La brevedad también juega a favor de “Zoo”, de Vika Fleitas (1983), que admite una lectura desde cierta concepción de lo fantástico en tanto irrupción; "Lo raro fue una noche cuando…” comienza el relato, en el que un león de irrealidad creciente acompaña a la narradora por un tramo de la calle Rivera. Cierto extrañamiento que podría presentarse como compatible con la estrategia narrativa de Fleitas aparece en “Ultravioleta”, de Valentina Vescovi, un texto que quizá no pertenezca al conjunto de los mejores logrados del libro pero que no carece de interés, desde su mención inicial a la canción “Space Oddity”, de David Bowie, que inaugura una serie de connotaciones en clave ciencia ficción, hasta un curioso uso de ciertos referentes políticos (“todos los peronismos tienen algo de reivindicativo”, leemos) o de un cliché de cultura popular montevideana (“como la cometa de la farola de Jaime”).
“Cupones”, de Beatriz Dávila (1944), “Culpable”, de Vesna Kostelić (1968), “Padre”, de Melisa Machado (1966) y “René”, de Helvecia Pérez (1967) son ejemplos de narraciones competentes que logran mantener interesado al lector a través de estrategias dispares; quizá el mejor de este grupo sea “Padre”, con sus momentos de una desnudez ominosa que podrían vincularse a la ya mencionada novela La azotea, de Fernanda Trías.

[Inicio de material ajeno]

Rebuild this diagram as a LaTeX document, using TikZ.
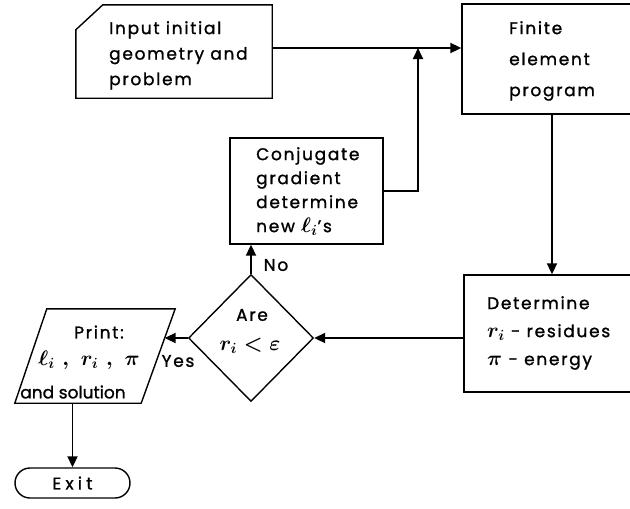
\RequirePackage{fix-cm}
\documentclass[tikz,border=0pt]{standalone}
\usepackage{fontspec}
\setmainfont{Poppins}[LetterSpace=10, FakeBold=1.2]
\usetikzlibrary{arrows.meta,shapes.geometric,shapes.misc}

% symbols in the lettering are set larger than the text around them
\newcommand\sym[1]{{\fontsize{21}{21}\selectfont\boldmath$#1$}}

\tikzset{
  outline/.style={line width=1.4pt, line join=miter},
  shell/.style={rectangle, draw=none, inner sep=0pt},
  box/.style={rectangle, draw, outline, inner sep=0pt},
  flow/.style={line width=1.9pt, -{Triangle[length=11pt,width=10pt]}},
  txt/.style={inner sep=0pt, align=left, anchor=north west},
  tag/.style={inner sep=0pt, font=\fontsize{17}{20}\selectfont}
}

\begin{document}
\begin{tikzpicture}[x=1pt, y=-1pt]
\clip (0,0) rectangle (630,509);

% input block with a cut corner
\node[shell, minimum width=196, minimum height=93] (input) at (174,51.5) {};
\draw[outline] ([yshift=-25pt]input.north west) -- ([xshift=27pt]input.north west)
  -- (input.north east) -- (input.south east) -- (input.south west) -- cycle;
\node[txt, font=\fontsize{17}{25.5}\selectfont] (tinput) at (109,21)
  {Input initial\\geometry and\\problem};

% finite element program (runs off the right edge)
\node[box, minimum width=300, minimum height=110] (fem) at (612,59) {};
\node[txt, font=\fontsize{17}{31}\selectfont] (tfem) at (509,21)
  {Finite\\element\\program};

% conjugate gradient step
\node[box, minimum width=153, minimum height=106] (cg) at (306.5,191) {};
\node[txt, font=\fontsize{17}{24}\selectfont] (tcg) at (256,147)
  {Conjugate\\gradient\\determine\\new \sym{\ell_i}'s};

% residues and energy (runs off the right edge)
\node[box, minimum width=300, minimum height=117] (det) at (614,333.5) {};
\node[txt, font=\fontsize{17}{28}\selectfont] (tdet) at (487,296)
  {Determine\\\sym{r_i}\ - residues\\\sym{\pi} - energy};

% convergence test
\node[diamond, draw, outline, inner sep=0pt, minimum width=125, minimum height=127] (dia) at (251,338) {};
\node[tag] (tare) at (252,315) {Are};
\node[tag] (tcond) at (250,346) {\sym{r_i < \varepsilon}};

% print block (parallelogram)
\node[shell, minimum width=160, minimum height=94] (print) at (95,356) {};
\coordinate (ptl) at ([xshift=32pt]print.north west);
\coordinate (ptr) at (print.north east);
\coordinate (pbr) at ([xshift=-34pt]print.south east);
\coordinate (pbl) at (print.south west);
\draw[outline] (ptl) -- (ptr) -- (pbr) -- (pbl) -- cycle;
\node[tag] (tprint) at (99,332) {Print:};
\node[tag] (tvars) at (89,360) {\sym{\ell_i\ ,\ r_i\ ,\ \pi}};
\node[tag, font=\fontsize{17}{20}\selectfont\addfontfeature{LetterSpace=0}] (tsol) at (73,392) {and solution};

% exit terminal
\node[rounded rectangle, draw, outline, inner sep=0pt, minimum width=115, minimum height=30,
      font=\fontsize{17}{20}\selectfont\addfontfeature{LetterSpace=25}] (exit) at (72.5,483) {Exit};

% connectors
\coordinate (jn) at (418,48);
\coordinate (drop) at (552,0);
\coordinate (pin) at (intersection of ptr--pbr and dia.west--dia.east);

\draw[flow] (input.east |- jn) -- (fem.west |- jn);
\draw[flow] (fem.south -| drop) -- (det.north -| drop);
\draw[flow] (det.west |- dia.east) -- (dia.east);
\draw[flow] (dia.north) -- (cg.south -| dia.north);
\draw[flow] (cg.east) -- (cg.east -| jn) -- (jn);
\draw[flow] (dia.west) -- (pin);
\draw[flow] (print.south -| exit.north) -- (exit.north);

% branch labels
\node[tag] (no) at (276,265) {No};
\node[tag] (yes) at (178,361) {Yes};
\end{tikzpicture}
\end{document}
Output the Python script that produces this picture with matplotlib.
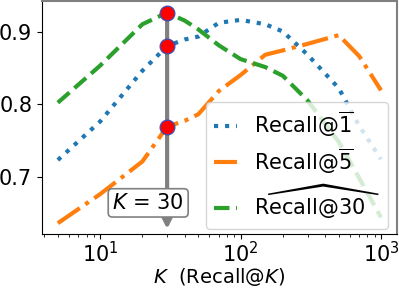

Por último habría que consignar que los cuentos de Alicia Migdal (1947) y Suleika Ibáñez (1929), maduras exposiciones de las poéticas de sus autoras, se encuentran de alguna manera en extremos del territorio delineado por 22 mujeres, más parecidos entre sí que a los demás (un mediador podría ser Sofi Richero, como sugiere Alicia Torres en su prólogo, aunque el relativo parecido a nivel estilístico quizá no sea suficiente para establecer un vínculo más sólido), casi como anomalías en un libro de por sí heterogéneo. En cualquier caso, cualquiera de los dos textos enriquecen la muestra y encontrarán, sin duda, lectores que reconozcan su madurez expresiva.